While we’re on the a styling kick, I was intrigued by the front fairing on this KTM 1290 Super Duke.
I was pleasantly surprised to see Bike-urious reader Ken Morris with his lovely daughter on a BMW R69S that he’s shown at the Quail.
Here’s a video I filmed of Ken at the Quail describing the bike in more detail, plus a quick start up:
The winner of best tow rig goes to the owner of this CA-black-plated Studebaker!
There were also a few cool pit bikes. I particularly adored this Di Blasi folding scooter.
This was one of my favorite race bike liveries that I saw – unfortunately the owner had just gone down due to someone else’s incompetence but he was in relatively good spirits about it.

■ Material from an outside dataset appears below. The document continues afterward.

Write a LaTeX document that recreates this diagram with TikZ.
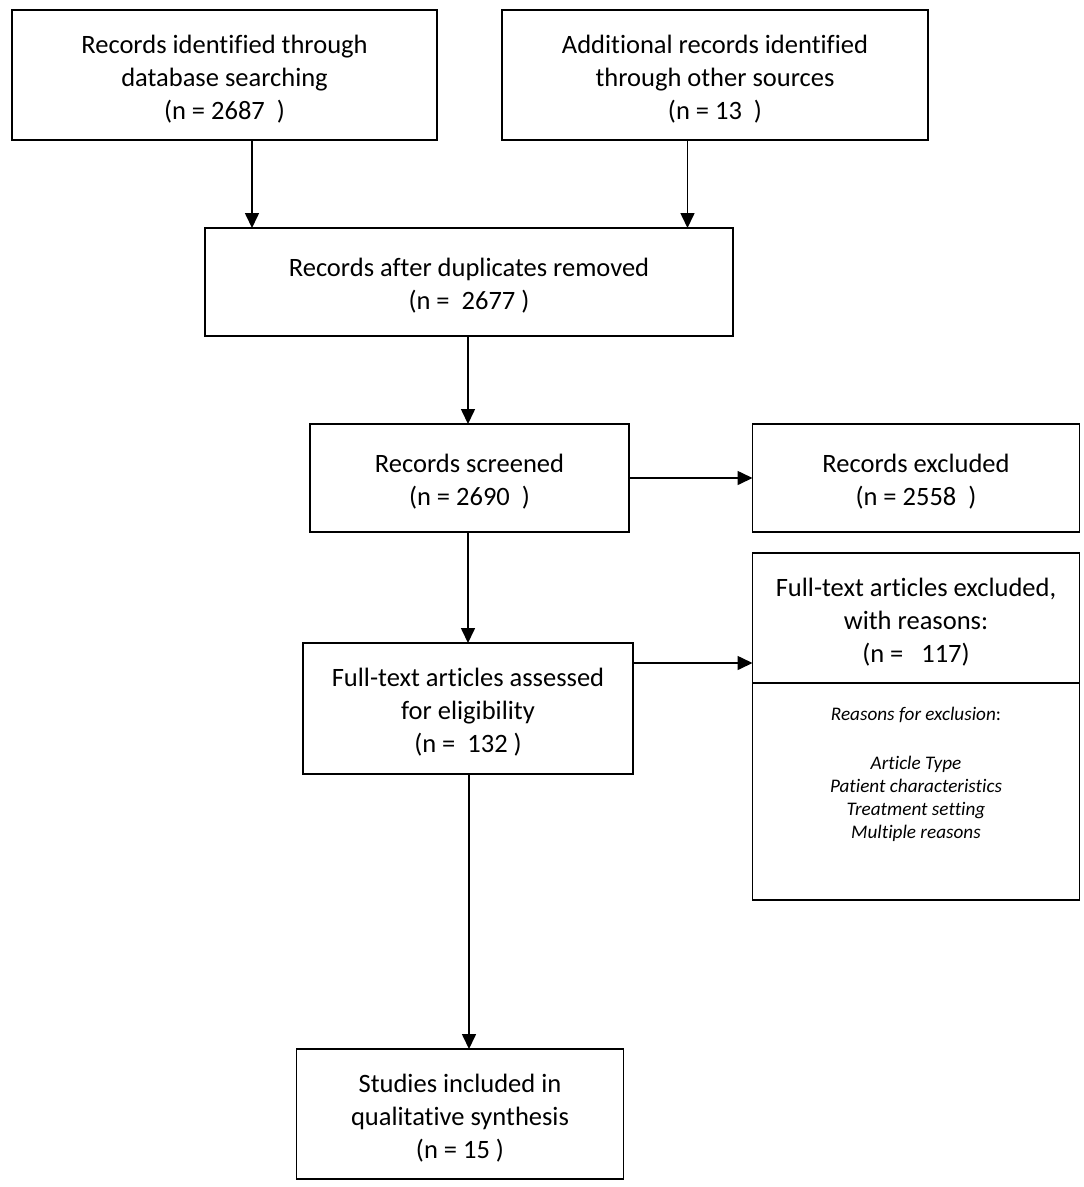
\documentclass[tikz,border=0pt]{standalone}
\usepackage{fontspec}
\setmainfont{Carlito}[Ligatures={NoCommon}]
\usetikzlibrary{arrows.meta}
\newcommand\myts{\rule{0pt}{26pt}}
\begin{document}
\begin{tikzpicture}[x=1pt,y=1pt,
  box/.style={draw=black, line width=1.8pt, fill=white, inner sep=0pt, outer sep=0pt,
    align=center, font=\fontsize{26.5}{33}\selectfont},
  arr/.style={draw=black, line width=1.6pt, -{Triangle[length=15pt,width=14pt]}},
  reasontxt/.style={inner sep=0pt, align=center, font=\fontsize{19.2}{23}\selectfont\itshape}]
\useasboundingbox (0,0) rectangle (1084,-1187);
\fill[white] (0,0) rectangle (1084,-1187);
% boxes
\node[box, minimum width=425, minimum height=130] (a) at (224.5,-75)
  {\myts Records identified through\\database searching\\(n = 2687\ \ )};
\node[box, minimum width=426, minimum height=130] (b) at (715,-75)
  {\myts Additional records identified\\through other sources\\(n = 13\ \ )};
\node[box, minimum width=528, minimum height=108] (c) at (469,-282)
  {\myts Records after duplicates removed\\(n =\ \ 2677 )};
\node[box, minimum width=319, minimum height=108] (d) at (469.5,-478)
  {\myts Records screened\\(n = 2690\ \ )};
\node[box, minimum width=327, minimum height=108] (e) at (916,-478)
  {\myts Records excluded\\(n = 2558\ \ )};
\node[box, minimum width=330, minimum height=131] (f) at (468,-708.5)
  {\myts Full-text articles assessed\\for eligibility\\(n =\ \ 132 )};
\node[box, minimum width=327, minimum height=130] (g1) at (916,-618)
  {\myts Full-text articles excluded,\\with reasons:\\(n =\ \ \ 117)};
\node[box, minimum width=327, minimum height=217, anchor=north] (g2) at (g1.south) {};
\node[reasontxt, anchor=north] (rs) at ([yshift=-24pt]g2.north)
  {\textit{Reasons for exclusion}\/\upshape:\\[26pt]Article Type\\Patient characteristics\\Treatment setting\\Multiple reasons};
\node[box, minimum width=327, minimum height=130] (h) at (460,-1114)
  {\myts Studies included in\\qualitative synthesis\\(n = 15 )};
% connectors
\draw[arr] ([xshift=27.5pt]a.south) -- ([xshift=27.5pt]a.south |- c.north);
\draw[arr] ([xshift=-27.5pt]b.south) -- ([xshift=-27.5pt]b.south |- c.north);
\draw[arr] ([xshift=-1pt]c.south) -- ([xshift=-1pt]c.south |- d.north);
\draw[arr] (d.east) -- (e.west);
\draw[arr] ([xshift=-1.5pt]d.south) -- ([xshift=-1.5pt]d.south |- f.north);
\draw[arr] ([yshift=45.5pt]f.east) -- ([yshift=45.5pt]f.east -| g1.west);
\draw[arr] ([xshift=1pt]f.south) -- ([xshift=1pt]f.south |- h.north);
\end{tikzpicture}
\end{document}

Paul Stamper has sold a couple of bikes with us at Iconic, including a lovely RZ500 very early in our existence and a TZR250 much more recently. He was in a great mood as after placing 5th in the Open 2-Stroke class on his Yamaha TZ250 4DP. Though we’ve worked with him multiple times before, this was the first time I had the pleasure of seeing him in person. He joked that he was “Happy Larry David”, a reference to how he looks similar to the star of Curb Your Enthusiasm.
Paul had a video from his race on Sunday with some notes sharing his thoughts:
Dave Frick recently sold a RZ500 with us as well – he’s a big two-stroke fan, as you might be able to guess when you see that he brought TWO Suter MMX500s!
Well, those were my highlights but there’s so much more that happened – you really just have to experience it for yourself. We’ll be at AHRMA at Barber this October, will any of you be there?